Umat Islam di negeri ini kaya dengan kegiatan-kegiatan yang bernuansa keagamaan, lantaran mayoritas penduduk di negeri ini beragama Islam, bahkan terbesar di dunia. Puasa di bulan Ramadan dengan segala rangkaian ibadahnya sangat semarak dan penuh syiar setiap tahunnya. Di kota pelajar, seperti di Yogyakarta, para mahasiswa yang jauh dari keluarga seringkali memanfaatkan momentum bulan puasa untuk “berburu” kajian-kajian menjelang berbuka puasa dan demi memperoleh takjil gratis. Bahkan sampai Ramadan tahun ini penulis seringkali termasuk dalam gerakan “para pencari takjil” (PPT) ini dengan cara “bersafari” dari masjid satu ke masjid yang lain.
Ketika malam Idul Fitri tiba, sebagian besar masyarakat bertumpah ruah ke jalan untuk melakukan tradisi takbir keliling.

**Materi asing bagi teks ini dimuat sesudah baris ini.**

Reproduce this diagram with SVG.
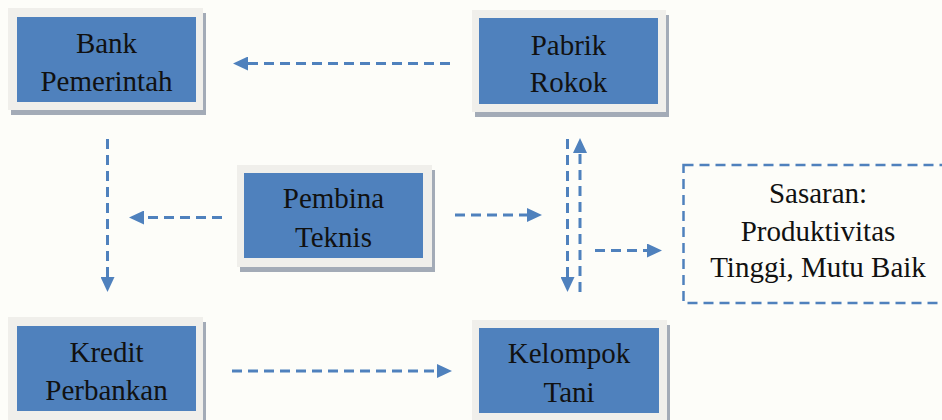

Biasanya setiap daerah mengadakan perlombaan takbir keliling sebagai wujud syiar keagamaan bahwa esok hari umat Islam akan merayakan hari besarnya. ketika Idul Fitri tiba, setelah melaksanakan salat id di tanah lapang maupaun di masjid, biasanya para umat Islam berkunjung ke rumah tetangga, kerabat, dan sanak keluarga untuk saling bermaaf-maafan.
Saling bermaaf-maafan ini memang tidak diharuskan hanya saat lebaran tiba, namun momentumnya yang mengharuskan mereka untuk saling memaafkan sekaligus mendoakan satu sama lain sebagai bukti mereka telah meraih kemenangan. Dalam tradisi kota disebut “open house”, syawalan, atau halal bi halal (tidak ada dalam istilah bahasa Arab) yang kerap dilakukan oleh para pejabat, tokoh masyarakat, maupun instansi tertentu. Sekali lagi, budaya ini hanya dapat ditemukan di Indonesia. Satu agama (Islam) dengan berjuta ekspresi budaya yang diwujudkan!
Selamat hari raya Idul Fitri 1 Syawal 1437 H.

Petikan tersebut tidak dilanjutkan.